**GIVEN EXERCISE:** Return only the lines running from the line that holds "Give me the matplotlib source for this chart." to the line that holds "plt.rcParams['font.family'] = ['Liberation", including both.
== == ==
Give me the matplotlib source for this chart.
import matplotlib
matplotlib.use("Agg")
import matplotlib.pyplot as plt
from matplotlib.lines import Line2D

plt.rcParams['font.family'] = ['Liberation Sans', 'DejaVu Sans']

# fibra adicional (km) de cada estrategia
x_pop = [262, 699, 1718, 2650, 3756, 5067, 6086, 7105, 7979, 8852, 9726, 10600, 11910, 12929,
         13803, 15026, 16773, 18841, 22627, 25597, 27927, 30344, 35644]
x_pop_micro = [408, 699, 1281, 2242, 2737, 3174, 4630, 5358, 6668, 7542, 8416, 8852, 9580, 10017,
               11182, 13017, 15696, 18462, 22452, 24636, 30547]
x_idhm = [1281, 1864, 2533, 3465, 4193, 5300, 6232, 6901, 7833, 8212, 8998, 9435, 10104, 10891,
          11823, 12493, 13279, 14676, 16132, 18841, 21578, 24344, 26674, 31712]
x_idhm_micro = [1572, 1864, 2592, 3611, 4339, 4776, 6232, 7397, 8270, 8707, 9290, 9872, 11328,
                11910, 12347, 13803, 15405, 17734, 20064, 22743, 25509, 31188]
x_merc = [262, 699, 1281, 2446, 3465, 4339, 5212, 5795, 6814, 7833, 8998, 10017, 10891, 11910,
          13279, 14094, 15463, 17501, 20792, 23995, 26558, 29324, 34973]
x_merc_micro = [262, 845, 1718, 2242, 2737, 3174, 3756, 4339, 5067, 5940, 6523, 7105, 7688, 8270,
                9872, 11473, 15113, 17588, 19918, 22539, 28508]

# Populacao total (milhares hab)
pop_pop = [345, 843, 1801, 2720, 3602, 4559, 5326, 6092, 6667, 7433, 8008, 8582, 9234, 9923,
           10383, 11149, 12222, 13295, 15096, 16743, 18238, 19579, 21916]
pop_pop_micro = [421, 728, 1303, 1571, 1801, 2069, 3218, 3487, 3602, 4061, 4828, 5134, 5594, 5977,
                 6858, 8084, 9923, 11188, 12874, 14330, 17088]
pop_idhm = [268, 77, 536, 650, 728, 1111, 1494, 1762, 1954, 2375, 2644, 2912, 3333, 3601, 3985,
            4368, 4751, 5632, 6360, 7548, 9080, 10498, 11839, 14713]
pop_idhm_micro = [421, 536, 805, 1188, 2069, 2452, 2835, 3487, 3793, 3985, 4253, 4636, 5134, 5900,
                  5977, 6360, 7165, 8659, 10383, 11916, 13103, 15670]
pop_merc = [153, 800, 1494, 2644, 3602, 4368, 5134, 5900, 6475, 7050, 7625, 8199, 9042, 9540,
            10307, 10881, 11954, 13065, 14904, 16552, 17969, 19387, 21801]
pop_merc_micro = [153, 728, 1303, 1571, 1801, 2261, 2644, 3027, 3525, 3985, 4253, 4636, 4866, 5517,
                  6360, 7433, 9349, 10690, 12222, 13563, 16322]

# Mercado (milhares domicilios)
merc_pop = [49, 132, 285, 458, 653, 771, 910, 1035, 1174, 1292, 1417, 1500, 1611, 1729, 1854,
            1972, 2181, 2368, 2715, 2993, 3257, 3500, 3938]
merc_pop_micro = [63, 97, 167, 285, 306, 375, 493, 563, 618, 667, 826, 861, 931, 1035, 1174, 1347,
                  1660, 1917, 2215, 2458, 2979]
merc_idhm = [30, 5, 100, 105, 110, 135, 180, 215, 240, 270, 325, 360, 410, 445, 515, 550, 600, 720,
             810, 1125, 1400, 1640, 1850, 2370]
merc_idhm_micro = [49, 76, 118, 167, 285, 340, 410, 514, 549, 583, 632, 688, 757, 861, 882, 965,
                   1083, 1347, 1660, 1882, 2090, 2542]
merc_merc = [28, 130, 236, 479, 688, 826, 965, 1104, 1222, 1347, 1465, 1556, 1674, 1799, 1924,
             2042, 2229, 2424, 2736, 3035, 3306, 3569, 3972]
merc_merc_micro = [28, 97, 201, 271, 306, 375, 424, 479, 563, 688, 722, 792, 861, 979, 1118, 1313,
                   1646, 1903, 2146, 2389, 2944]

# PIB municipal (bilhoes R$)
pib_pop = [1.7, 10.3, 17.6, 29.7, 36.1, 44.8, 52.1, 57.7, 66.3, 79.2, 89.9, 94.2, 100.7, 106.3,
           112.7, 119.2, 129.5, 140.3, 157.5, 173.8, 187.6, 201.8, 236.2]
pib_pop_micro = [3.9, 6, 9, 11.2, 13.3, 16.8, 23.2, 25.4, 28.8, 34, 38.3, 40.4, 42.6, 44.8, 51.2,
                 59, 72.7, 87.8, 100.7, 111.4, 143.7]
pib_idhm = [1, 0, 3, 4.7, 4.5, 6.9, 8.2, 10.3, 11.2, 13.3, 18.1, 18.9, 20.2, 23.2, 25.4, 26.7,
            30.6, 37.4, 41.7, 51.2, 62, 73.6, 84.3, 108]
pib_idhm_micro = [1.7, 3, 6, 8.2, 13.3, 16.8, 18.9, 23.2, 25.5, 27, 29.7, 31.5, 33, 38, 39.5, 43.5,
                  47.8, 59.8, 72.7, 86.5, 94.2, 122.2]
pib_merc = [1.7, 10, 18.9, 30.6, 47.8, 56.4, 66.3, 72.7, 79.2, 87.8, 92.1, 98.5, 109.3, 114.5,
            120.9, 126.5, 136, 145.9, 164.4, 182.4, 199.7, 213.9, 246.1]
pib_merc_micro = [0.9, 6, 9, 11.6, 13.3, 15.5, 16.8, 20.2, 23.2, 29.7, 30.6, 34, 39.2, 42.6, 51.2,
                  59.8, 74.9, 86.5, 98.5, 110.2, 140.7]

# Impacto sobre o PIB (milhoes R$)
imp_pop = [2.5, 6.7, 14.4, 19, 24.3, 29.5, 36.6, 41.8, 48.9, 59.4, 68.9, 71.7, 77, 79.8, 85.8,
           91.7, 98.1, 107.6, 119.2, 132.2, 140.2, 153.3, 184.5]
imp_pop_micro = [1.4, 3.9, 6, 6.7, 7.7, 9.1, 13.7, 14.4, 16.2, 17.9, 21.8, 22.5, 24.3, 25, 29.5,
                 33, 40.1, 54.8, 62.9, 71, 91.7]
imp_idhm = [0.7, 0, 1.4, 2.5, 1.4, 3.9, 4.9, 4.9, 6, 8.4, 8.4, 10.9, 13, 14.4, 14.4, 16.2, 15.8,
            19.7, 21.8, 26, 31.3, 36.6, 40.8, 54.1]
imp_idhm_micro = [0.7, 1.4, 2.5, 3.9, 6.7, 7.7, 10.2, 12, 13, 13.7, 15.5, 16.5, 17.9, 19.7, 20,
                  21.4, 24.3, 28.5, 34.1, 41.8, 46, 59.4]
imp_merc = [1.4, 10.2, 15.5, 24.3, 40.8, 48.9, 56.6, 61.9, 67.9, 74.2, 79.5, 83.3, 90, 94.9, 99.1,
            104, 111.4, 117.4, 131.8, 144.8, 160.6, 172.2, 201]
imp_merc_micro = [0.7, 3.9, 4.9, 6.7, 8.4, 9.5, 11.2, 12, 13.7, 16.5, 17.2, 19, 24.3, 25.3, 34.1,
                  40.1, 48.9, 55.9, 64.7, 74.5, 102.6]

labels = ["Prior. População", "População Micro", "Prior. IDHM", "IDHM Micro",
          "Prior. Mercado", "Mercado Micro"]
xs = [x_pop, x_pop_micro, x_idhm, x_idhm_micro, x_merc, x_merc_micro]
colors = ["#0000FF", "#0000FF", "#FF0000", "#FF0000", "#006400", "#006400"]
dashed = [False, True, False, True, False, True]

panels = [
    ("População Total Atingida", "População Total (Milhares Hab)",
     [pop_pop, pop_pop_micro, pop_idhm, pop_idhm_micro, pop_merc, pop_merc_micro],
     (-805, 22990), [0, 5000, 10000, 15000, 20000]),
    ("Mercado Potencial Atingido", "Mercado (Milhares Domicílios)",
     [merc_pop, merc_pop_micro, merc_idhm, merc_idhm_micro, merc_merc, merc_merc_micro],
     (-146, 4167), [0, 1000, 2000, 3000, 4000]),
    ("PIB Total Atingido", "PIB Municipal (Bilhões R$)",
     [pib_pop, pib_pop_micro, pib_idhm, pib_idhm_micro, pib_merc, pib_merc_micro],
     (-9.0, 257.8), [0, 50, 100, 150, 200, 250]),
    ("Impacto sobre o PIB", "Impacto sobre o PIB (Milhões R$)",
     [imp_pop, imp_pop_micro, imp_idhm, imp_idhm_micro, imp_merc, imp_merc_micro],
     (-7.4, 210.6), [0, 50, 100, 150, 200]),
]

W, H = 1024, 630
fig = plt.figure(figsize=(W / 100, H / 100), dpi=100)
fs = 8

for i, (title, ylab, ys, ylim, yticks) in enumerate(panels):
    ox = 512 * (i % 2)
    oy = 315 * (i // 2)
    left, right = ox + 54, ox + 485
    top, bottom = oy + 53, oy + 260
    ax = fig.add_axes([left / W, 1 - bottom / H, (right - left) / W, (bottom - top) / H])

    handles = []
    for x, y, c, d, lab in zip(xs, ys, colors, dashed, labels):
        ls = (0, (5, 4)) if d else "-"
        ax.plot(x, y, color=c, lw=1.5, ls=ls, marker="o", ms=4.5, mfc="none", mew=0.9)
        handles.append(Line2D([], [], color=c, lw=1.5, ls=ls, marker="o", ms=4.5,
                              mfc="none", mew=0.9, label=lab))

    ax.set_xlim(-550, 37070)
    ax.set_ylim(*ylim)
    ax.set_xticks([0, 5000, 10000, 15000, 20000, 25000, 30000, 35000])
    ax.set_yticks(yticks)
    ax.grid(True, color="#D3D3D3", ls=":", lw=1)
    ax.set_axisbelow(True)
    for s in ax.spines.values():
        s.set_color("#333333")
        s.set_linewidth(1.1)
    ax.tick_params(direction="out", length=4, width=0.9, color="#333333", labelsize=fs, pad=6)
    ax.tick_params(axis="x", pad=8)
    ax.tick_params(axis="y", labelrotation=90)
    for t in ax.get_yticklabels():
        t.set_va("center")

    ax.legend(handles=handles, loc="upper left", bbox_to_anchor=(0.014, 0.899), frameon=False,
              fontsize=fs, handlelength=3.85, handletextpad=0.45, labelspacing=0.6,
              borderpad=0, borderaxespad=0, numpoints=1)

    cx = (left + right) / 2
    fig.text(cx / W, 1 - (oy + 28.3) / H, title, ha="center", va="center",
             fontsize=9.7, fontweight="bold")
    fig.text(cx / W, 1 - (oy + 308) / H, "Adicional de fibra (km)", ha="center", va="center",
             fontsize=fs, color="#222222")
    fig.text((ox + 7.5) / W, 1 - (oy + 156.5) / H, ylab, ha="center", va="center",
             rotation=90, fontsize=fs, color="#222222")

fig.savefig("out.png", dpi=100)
== == ==
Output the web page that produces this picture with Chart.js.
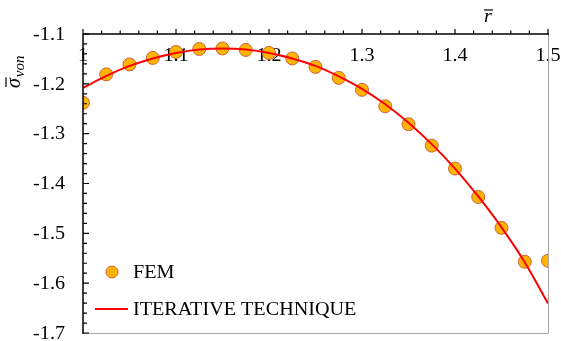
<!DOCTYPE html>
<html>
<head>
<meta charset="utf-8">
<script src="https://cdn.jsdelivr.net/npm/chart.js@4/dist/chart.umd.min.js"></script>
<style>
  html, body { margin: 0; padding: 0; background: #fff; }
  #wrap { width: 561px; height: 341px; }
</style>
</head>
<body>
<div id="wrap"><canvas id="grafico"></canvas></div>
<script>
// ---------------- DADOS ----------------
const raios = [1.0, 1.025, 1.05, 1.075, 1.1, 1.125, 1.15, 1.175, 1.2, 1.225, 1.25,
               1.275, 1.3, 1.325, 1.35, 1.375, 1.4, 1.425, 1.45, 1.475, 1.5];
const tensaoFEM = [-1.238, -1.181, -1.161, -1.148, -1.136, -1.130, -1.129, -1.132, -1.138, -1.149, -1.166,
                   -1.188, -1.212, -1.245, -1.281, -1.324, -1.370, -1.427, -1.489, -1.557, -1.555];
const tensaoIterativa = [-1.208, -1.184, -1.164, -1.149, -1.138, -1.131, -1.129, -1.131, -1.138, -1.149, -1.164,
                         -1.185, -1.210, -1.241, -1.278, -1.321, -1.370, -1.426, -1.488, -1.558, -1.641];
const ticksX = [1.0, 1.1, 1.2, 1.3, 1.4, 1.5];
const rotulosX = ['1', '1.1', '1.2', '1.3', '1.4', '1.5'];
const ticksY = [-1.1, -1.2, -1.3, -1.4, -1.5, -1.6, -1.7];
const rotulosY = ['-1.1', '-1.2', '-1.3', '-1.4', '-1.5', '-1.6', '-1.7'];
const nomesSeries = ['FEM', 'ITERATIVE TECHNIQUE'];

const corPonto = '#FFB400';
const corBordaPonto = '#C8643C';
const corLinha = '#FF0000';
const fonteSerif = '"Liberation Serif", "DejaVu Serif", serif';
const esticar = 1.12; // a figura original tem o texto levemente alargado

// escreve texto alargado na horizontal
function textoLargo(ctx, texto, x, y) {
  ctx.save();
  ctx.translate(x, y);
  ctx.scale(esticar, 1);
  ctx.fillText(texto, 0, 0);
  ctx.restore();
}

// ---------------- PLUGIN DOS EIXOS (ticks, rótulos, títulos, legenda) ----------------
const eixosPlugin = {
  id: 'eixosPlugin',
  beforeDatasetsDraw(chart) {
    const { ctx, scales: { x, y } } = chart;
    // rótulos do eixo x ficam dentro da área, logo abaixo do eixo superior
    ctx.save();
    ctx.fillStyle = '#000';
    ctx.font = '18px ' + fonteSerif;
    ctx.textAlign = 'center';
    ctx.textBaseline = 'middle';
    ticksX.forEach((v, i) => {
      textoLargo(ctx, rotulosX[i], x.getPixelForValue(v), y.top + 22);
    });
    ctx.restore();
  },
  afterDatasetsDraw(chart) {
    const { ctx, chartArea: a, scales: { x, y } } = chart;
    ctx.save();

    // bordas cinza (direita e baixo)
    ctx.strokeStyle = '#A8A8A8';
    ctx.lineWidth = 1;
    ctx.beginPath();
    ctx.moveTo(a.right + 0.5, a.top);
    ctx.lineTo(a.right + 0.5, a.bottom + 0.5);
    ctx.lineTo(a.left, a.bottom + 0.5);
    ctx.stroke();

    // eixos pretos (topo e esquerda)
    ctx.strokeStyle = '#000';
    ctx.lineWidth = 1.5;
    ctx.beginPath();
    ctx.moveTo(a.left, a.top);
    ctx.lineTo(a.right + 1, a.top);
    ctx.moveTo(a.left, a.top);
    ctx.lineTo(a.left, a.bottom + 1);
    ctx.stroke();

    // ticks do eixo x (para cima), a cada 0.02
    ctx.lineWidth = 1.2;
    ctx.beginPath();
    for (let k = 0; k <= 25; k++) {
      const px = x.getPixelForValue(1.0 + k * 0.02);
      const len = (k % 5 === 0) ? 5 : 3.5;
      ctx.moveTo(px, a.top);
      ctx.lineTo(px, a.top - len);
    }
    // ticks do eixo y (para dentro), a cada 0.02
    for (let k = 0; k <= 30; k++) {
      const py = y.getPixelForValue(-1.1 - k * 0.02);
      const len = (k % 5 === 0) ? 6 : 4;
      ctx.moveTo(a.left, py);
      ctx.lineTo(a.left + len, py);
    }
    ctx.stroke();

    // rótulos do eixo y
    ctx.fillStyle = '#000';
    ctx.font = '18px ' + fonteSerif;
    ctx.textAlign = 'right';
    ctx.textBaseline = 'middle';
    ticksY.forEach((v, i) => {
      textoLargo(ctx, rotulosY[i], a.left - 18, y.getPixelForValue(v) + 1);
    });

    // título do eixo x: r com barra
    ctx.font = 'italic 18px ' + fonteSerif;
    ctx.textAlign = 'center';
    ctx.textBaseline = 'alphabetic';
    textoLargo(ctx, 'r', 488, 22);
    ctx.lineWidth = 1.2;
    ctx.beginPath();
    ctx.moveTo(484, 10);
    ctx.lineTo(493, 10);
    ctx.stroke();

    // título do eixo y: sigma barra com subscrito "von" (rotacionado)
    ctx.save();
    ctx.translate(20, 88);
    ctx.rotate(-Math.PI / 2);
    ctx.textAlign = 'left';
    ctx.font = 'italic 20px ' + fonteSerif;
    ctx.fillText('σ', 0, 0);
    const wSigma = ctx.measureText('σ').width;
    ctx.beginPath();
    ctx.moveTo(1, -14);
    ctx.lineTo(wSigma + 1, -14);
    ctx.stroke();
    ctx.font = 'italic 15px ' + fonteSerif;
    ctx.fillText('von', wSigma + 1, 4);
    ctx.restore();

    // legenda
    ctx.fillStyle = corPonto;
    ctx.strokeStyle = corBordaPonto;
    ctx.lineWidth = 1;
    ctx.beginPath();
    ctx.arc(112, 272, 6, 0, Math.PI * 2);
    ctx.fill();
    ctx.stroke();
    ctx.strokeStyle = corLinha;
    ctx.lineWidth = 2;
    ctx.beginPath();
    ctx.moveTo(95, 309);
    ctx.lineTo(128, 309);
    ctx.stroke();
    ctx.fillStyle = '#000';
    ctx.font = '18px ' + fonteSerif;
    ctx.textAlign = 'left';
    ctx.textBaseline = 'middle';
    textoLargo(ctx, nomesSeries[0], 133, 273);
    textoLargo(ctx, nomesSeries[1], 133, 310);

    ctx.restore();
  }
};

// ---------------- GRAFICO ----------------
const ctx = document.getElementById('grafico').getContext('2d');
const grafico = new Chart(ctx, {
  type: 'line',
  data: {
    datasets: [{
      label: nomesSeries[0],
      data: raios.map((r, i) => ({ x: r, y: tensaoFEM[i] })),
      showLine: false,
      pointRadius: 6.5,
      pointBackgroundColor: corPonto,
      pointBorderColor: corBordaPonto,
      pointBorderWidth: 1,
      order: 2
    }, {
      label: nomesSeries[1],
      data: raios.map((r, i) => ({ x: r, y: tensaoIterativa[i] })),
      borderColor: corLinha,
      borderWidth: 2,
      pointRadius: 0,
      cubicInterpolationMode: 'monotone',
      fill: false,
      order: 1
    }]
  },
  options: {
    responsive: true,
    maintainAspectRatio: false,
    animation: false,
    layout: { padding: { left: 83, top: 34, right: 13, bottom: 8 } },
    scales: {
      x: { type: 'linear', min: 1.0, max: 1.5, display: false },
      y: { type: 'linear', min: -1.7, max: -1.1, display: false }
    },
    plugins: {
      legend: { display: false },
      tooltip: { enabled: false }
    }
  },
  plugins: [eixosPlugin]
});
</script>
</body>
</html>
== == ==
**FULL ANSWER:**
Give me the matplotlib source for this chart.
import matplotlib
matplotlib.use("Agg")
import matplotlib.pyplot as plt
from matplotlib.lines import Line2D

plt.rcParams['font.family'] = ['Liberation Sans', 'DejaVu Sans']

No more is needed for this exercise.